À force d’écrire, j’ai trop de respect pour ce milieu pour dire que je pourrais en faire demain matin, mais je ne ferme pas la porte parce que ça m'intéresse toujours. Je ne peux pas dire que je ne voudrais plus jamais m’impliquer dans la réalisation, puisque je comprends de plus en plus comment tout fonctionne en voyant les méthodes de travail des autres. J’ai touché à beaucoup de facettes de l’art dans ma carrière et je veux vraiment rester dans ce milieu. Je ne crois pas que je vais aller vendre des fleurs de si tôt! (rires)
Parle-moi de tes autres projets. Tu mentionnais une série plus tôt...
Je suis en période d’écriture d’une série pour adultes. Je ne peux pas en dire davantage, mais on devrait partir en production à l’automne prochain. Je planche aussi sur le deuxième film de Fanny; j’en suis encore au début de la rédaction. Disons qu'on n'aura pas de vacances en famille bien longues, puisque je serai bien occupée.

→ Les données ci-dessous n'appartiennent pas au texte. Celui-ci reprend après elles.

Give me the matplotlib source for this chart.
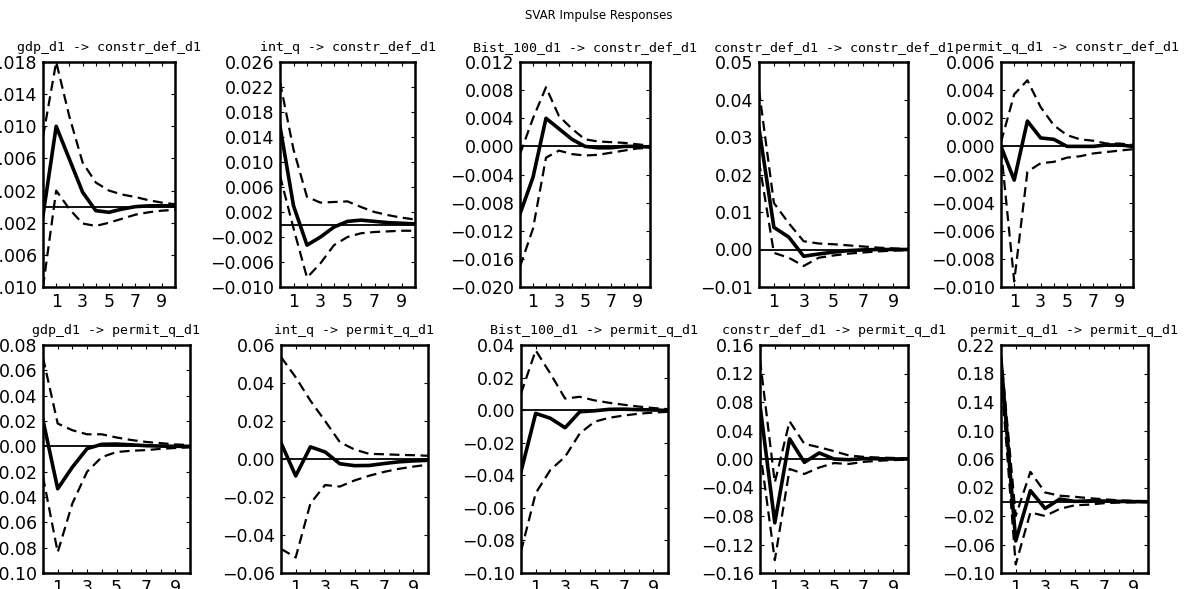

Les filles de Caleb symphonique
Stéphanie fera aussi partie du projet Les filles de Caleb symphonique qui sera présenté en janvier à Montréal ainsi qu’au printemps 2026 à Québec. Le projet promet de revisiter l’histoire d’amour d’Émilie et Ovila qui a marqué plus d’une génération, avec des chansons originales, accompagnées de danseurs et d’un orchestre symphonique. Stéphanie fera équipe sur scène avec le slammeur Élémo ainsi qu’avec la chanteuse lyrique Lucie Saint-Martin. Le public pourra redécouvrir des moments et des personnages emblématiques de la série tout en mettant en lumière les compositions de Blair Thomson, qui ont fait partie du succès de la série.